70132 | I am a miserable man, I shall never see Cosette again,' and I was
(4 rows)
postgres=# EXPLAIN ANALYZE SELECT * FROM les_miserables order by line <-> 'Cosette Valjean miserable' limit 4;
QUERY PLAN
-----------------------------------------------------------------------------------------------------------------------------------
Limit (cost=2654.93..2654.94 rows=4 width=50) (actual time=1312.671..1312.673 rows=4 loops=1)
-> Sort (cost=2654.93..2831.83 rows=70761 width=50) (actual time=1312.669..1312.669 rows=4 loops=1)
Sort Key: ((line <-> 'Cosette Valjean miserable'::text))

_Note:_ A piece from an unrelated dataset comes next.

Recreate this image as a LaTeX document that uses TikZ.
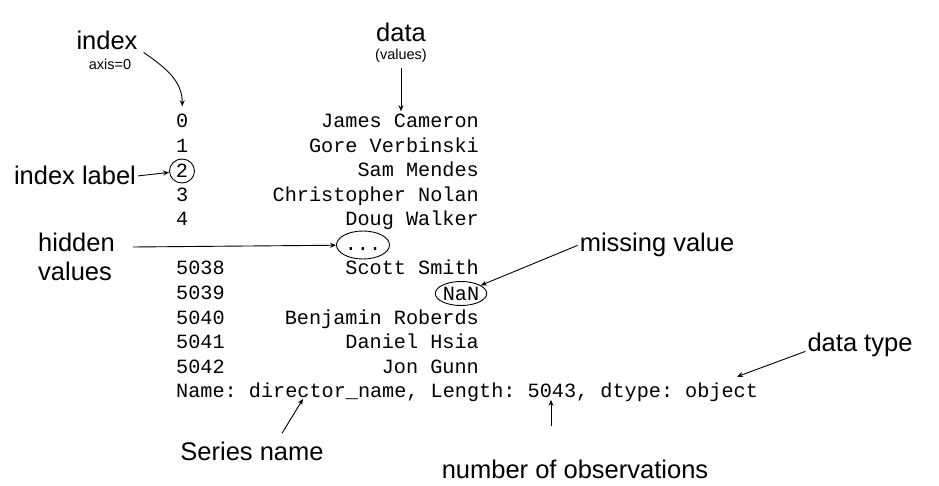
\documentclass[tikz,border=0pt]{standalone}
\usepackage{fontspec}
\setmainfont{Liberation Sans}
\newfontfamily\codefont{Liberation Mono}
\usetikzlibrary{shapes.geometric, arrows.meta, positioning}

\begin{document}
\begin{tikzpicture}[
    x=1pt, y=-1pt,
    callout/.style={font=\fontsize{25.5}{29}\selectfont, inner sep=2pt},
    sublabel/.style={font=\fontsize{14.5}{17}\selectfont, inner sep=2pt},
    codetext/.style={font=\codefont\fontsize{20.2}{24}\selectfont\frenchspacing,
                     inner sep=0pt},
    oval/.style={draw, ellipse, line width=0.9pt, inner sep=0pt,
                 font=\codefont\fontsize{20.2}{24}\selectfont},
    arrow/.style={-{Stealth[length=6pt, width=5pt]}, line width=0.9pt},
]
\useasboundingbox (0,0) rectangle (939,486);

% Index column
\node[codetext, anchor=base west] (idx0) at (176,128) {0};
\node[codetext, anchor=base west] (idx1) at (176,152.5) {1};
\node[oval, minimum width=25pt, minimum height=24pt] (ring2) at (182,171) {2};
\node[codetext, anchor=base west] (idx3) at (176,201.5) {3};
\node[codetext, anchor=base west] (idx4) at (176,226) {4};
\node[codetext, anchor=base west] (idx5038) at (176,275) {5038};
\node[codetext, anchor=base west] (idx5039) at (176,299.5) {5039};
\node[codetext, anchor=base west] (idx5040) at (176,324) {5040};
\node[codetext, anchor=base west] (idx5041) at (176,348.5) {5041};
\node[codetext, anchor=base west] (idx5042) at (176,373) {5042};

% Values column
\node[codetext, anchor=base east] (val0) at (479,128) {James Cameron};
\node[codetext, anchor=base east] (val1) at (479,152.5) {Gore Verbinski};
\node[codetext, anchor=base east] (val2) at (479,177) {Sam Mendes};
\node[codetext, anchor=base east] (val3) at (479,201.5) {Christopher Nolan};
\node[codetext, anchor=base east] (val4) at (479,226) {Doug Walker};
\node[oval, minimum width=53pt, minimum height=28pt] (dotsring) at (363,245) {};
\node[codetext, anchor=base] (dots) at (363,251) {...};
\node[codetext, anchor=base east] (val5038) at (479,275) {Scott Smith};
\node[oval, minimum width=50pt, minimum height=24pt] (nanring) at (461,293.5) {NaN};
\node[codetext, anchor=base east] (val5040) at (479,324) {Benjamin Roberds};
\node[codetext, anchor=base east] (val5041) at (479,348.5) {Daniel Hsia};
\node[codetext, anchor=base east] (val5042) at (479,373) {Jon Gunn};

% Footer line
\node[codetext, anchor=base west] (nameline) at (176,397.5)
    {Name: director\_name, Length: 5043, dtype: object};

% Callouts
\node[callout, anchor=base] (index) at (107,50) {index};
\node[sublabel, below=4pt of index, xshift=3pt] (axis) {axis=0};
\node[callout, anchor=base] (data) at (401,42) {data};
\node[sublabel, below=2pt of data] (values) {(values)};
\node[callout, anchor=base] (idxlabel) at (75,185) {index label};
\node[callout, anchor=west, align=left] (hidvals) at (36,257) {hidden\\values};
\node[callout, anchor=base] (missing) at (657,252) {missing value};
\node[callout, anchor=base] (dtype) at (860,351) {data type};
\node[callout, anchor=base] (series) at (252,460) {Series name};
\node[callout, anchor=base] (numobs) at (575,478) {number of observations};

% Arrows
\draw[arrow] ([xshift=4pt]index.south east) to[out=-35, in=90]
    ([yshift=8pt]idx0.north);
\draw[arrow, shorten <=4pt, shorten >=3pt] (values.south) -- (values.south |- val0.north);
\draw[arrow] (idxlabel.east) -- (ring2);
\draw[arrow] ([xshift=16pt, yshift=10pt]hidvals.east) -- (dotsring);
\draw[arrow] (missing.west) -- (nanring);
\draw[arrow] ([yshift=-7pt]dtype.west) -- ([xshift=561pt, yshift=6pt]nameline.north west);
\draw[arrow] ([xshift=30pt, yshift=6pt]series.north) -- ([xshift=127pt, yshift=3pt]nameline.south west);
\draw[arrow] ([xshift=375pt, yshift=-24pt]nameline.south west) -- ([xshift=375pt, yshift=2pt]nameline.south west);
\end{tikzpicture}
\end{document}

Sort Method: top-N heapsort Memory: 25kB
-> Seq Scan on les_miserables (cost=0.00..1593.51 rows=70761 width=50) (actual time=0.085..1281.985 rows=70761 loops=1)
Total runtime: 1312.722 ms
(6 rows)
In this case the sequential scan of the table is really costly, and the query needs more than 1s to run.
Now let’s introduce a gist index…
postgres=# CREATE INDEX les_miserables_idx ON les_miserables USING gist (line gist_trgm_ops);
CREATE INDEX
postgres=# EXPLAIN ANALYZE SELECT * FROM les_miserables order by line <-> 'Cosette Valjean miserable' LIMIT 4;
QUERY PLAN
----------------------------------------------------------------------------------------------------------------------------------------------------
Limit (cost=0.28..0.93 rows=4 width=50) (actual time=82.240..82.313 rows=4 loops=1)
-> Index Scan using les_miserables_idx on les_miserables (cost=0.28..11483.50 rows=70761 width=50) (actual time=82.238..82.311 rows=4 loops=1)
Order By: (line <-> 'Cosette Valjean miserable'::text)
Total runtime: 83.362 ms
(4 rows)
And the query now takes 83ms to run instead of 1.3s. Note that the planner gives preference to an index scan instead of a sequential scan thanks to the LIMIT clause specified in the query.